◆ INSTRUCTIONS TO FOLLOW:
Exclude the pictures and reproduce the remaining data exactly as written.

◆ DATA SHOWN:
● ● ●
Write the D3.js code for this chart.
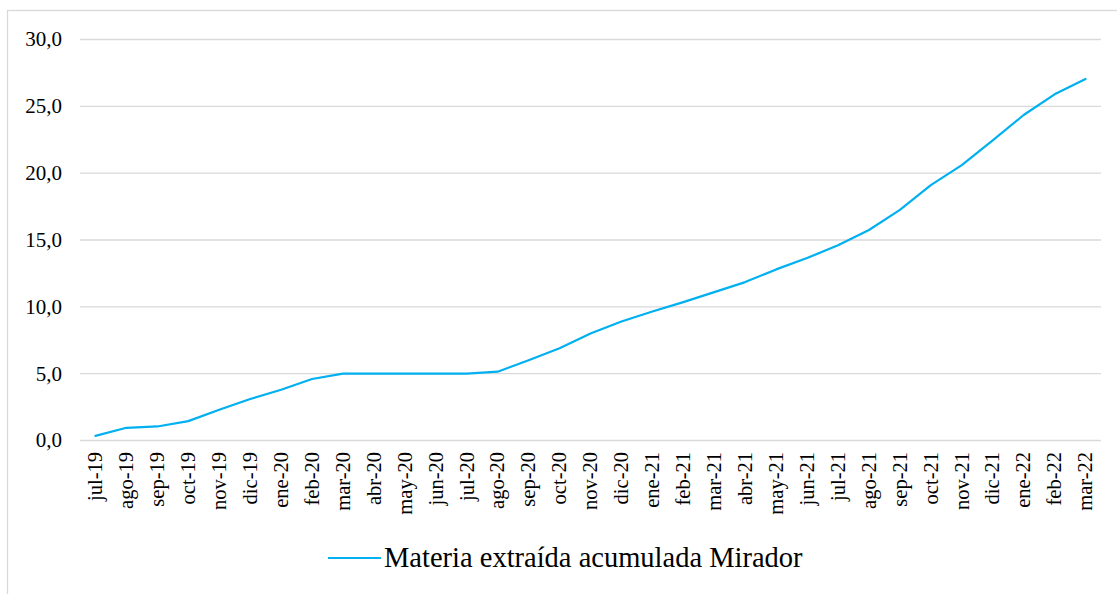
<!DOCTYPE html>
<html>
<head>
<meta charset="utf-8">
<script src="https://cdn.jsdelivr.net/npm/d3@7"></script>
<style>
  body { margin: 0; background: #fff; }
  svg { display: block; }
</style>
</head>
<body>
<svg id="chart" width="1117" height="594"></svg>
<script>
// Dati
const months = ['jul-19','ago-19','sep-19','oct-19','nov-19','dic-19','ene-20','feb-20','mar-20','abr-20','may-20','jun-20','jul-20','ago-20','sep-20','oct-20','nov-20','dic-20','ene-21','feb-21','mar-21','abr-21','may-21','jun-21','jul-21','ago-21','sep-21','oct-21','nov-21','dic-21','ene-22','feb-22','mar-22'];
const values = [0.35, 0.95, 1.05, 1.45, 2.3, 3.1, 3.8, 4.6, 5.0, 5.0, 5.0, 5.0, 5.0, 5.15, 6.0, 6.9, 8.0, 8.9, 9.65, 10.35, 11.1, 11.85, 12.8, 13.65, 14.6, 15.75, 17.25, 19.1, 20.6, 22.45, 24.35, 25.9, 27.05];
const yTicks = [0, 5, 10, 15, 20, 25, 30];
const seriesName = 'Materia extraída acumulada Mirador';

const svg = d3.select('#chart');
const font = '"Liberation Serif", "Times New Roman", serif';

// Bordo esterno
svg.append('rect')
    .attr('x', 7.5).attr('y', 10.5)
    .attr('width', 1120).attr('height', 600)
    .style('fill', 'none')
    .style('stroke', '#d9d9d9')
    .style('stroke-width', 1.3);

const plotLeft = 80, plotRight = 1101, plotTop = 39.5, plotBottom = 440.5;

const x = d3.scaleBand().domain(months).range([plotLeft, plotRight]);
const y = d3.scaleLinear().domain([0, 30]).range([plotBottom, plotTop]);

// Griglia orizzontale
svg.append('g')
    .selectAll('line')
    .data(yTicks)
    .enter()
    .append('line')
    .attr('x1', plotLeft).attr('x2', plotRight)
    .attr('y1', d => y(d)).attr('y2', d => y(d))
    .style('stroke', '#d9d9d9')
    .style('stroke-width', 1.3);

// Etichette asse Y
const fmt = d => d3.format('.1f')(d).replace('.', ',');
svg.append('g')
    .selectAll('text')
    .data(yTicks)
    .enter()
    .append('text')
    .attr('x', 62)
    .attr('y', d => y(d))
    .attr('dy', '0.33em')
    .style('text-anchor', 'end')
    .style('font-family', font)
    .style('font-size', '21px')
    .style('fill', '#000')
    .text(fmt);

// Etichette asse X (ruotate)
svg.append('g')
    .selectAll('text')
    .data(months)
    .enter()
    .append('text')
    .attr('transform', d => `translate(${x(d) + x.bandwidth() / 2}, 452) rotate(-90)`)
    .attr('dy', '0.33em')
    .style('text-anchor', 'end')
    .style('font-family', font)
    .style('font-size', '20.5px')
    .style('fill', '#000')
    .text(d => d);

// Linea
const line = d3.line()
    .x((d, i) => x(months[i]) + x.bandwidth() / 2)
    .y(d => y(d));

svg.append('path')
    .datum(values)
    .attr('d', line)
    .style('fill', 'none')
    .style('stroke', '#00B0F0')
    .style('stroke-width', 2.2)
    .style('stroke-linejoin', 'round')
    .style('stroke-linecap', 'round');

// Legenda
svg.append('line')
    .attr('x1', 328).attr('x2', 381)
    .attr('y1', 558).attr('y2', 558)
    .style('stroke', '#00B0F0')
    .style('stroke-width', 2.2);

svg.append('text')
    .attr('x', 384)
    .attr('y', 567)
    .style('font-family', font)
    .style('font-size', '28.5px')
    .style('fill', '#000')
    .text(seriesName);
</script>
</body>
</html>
● ● ●
◆ SOLUTION FOR THIS PROBLEM:
Write the D3.js code for this chart.
<!DOCTYPE html>
<html>
<head>
<meta charset="utf-8">
<script src="https://cdn.jsdelivr.net/npm/d3@7"></script>
<style>
  body { margin: 0; background: #fff; }
  svg { display: block; }
</style>
</head>
<body>
<svg id="chart" width="1117" height="594"></svg>
<script>
// Dati
const months = ['jul-19','ago-19','sep-19','oct-19','nov-19','dic-19','ene-20','feb-20','mar-20','abr-20','may-20','jun-20','jul-20','ago-20','sep-20','oct-20','nov-20','dic-20','ene-21','feb-21','mar-21','abr-21','may-21','jun-21','jul-21','ago-21','sep-21','oct-21','nov-21','dic-21','ene-22','feb-22','mar-22'];
const values = [0.35, 0.95, 1.05, 1.45, 2.3, 3.1, 3.8, 4.6, 5.0, 5.0, 5.0, 5.0, 5.0, 5.15, 6.0, 6.9, 8.0, 8.9, 9.65, 10.35, 11.1, 11.85, 12.8, 13.65, 14.6, 15.75, 17.25, 19.1, 20.6, 22.45, 24.35, 25.9, 27.05];
const yTicks = [0, 5, 10, 15, 20, 25, 30];
const seriesName = 'Materia extraída acumulada Mirador';

const svg = d3.select('#chart');
const font = '"Liberation Serif", "Times New Roman", serif';

// Bordo esterno
svg.append('rect')
    .attr('x', 7.5).attr('y', 10.5)
    .attr('width', 1120).attr('height', 600)
    .style('fill', 'none')
    .style('stroke', '#d9d9d9')
    .style('stroke-width', 1.3);

const plotLeft = 80, plotRight = 1101, plotTop = 39.5, plotBottom = 440.5;

const x = d3.scaleBand().domain(months).range([plotLeft, plotRight]);
const y = d3.scaleLinear().domain([0, 30]).range([plotBottom, plotTop]);

// Griglia orizzontale
svg.append('g')
    .selectAll('line')
    .data(yTicks)
    .enter()
    .append('line')
    .attr('x1', plotLeft).attr('x2', plotRight)
    .attr('y1', d => y(d)).attr('y2', d => y(d))
    .style('stroke', '#d9d9d9')
    .style('stroke-width', 1.3);

// Etichette asse Y
const fmt = d => d3.format('.1f')(d).replace('.', ',');
svg.append('g')
    .selectAll('text')
    .data(yTicks)
    .enter()
    .append('text')
    .attr('x', 62)
    .attr('y', d => y(d))
    .attr('dy', '0.33em')
    .style('text-anchor', 'end')
    .style('font-family', font)
    .style('font-size', '21px')
    .style('fill', '#000')
    .text(fmt);

// Etichette asse X (ruotate)
svg.append('g')
    .selectAll('text')
    .data(months)
    .enter()
    .append('text')
    .attr('transform', d => `translate(${x(d) + x.bandwidth() / 2}, 452) rotate(-90)`)
    .attr('dy', '0.33em')
    .style('text-anchor', 'end')
    .style('font-family', font)
    .style('font-size', '20.5px')
    .style('fill', '#000')
    .text(d => d);

// Linea
const line = d3.line()
    .x((d, i) => x(months[i]) + x.bandwidth() / 2)
    .y(d => y(d));

svg.append('path')
    .datum(values)
    .attr('d', line)
    .style('fill', 'none')
    .style('stroke', '#00B0F0')
    .style('stroke-width', 2.2)
    .style('stroke-linejoin', 'round')
    .style('stroke-linecap', 'round');

// Legenda
svg.append('line')
    .attr('x1', 328).attr('x2', 381)
    .attr('y1', 558).attr('y2', 558)
    .style('stroke', '#00B0F0')
    .style('stroke-width', 2.2);

svg.append('text')
    .attr('x', 384)
    .attr('y', 567)
    .style('font-family', font)
    .style('font-size', '28.5px')
    .style('fill', '#000')
    .text(seriesName);
</script>
</body>
</html>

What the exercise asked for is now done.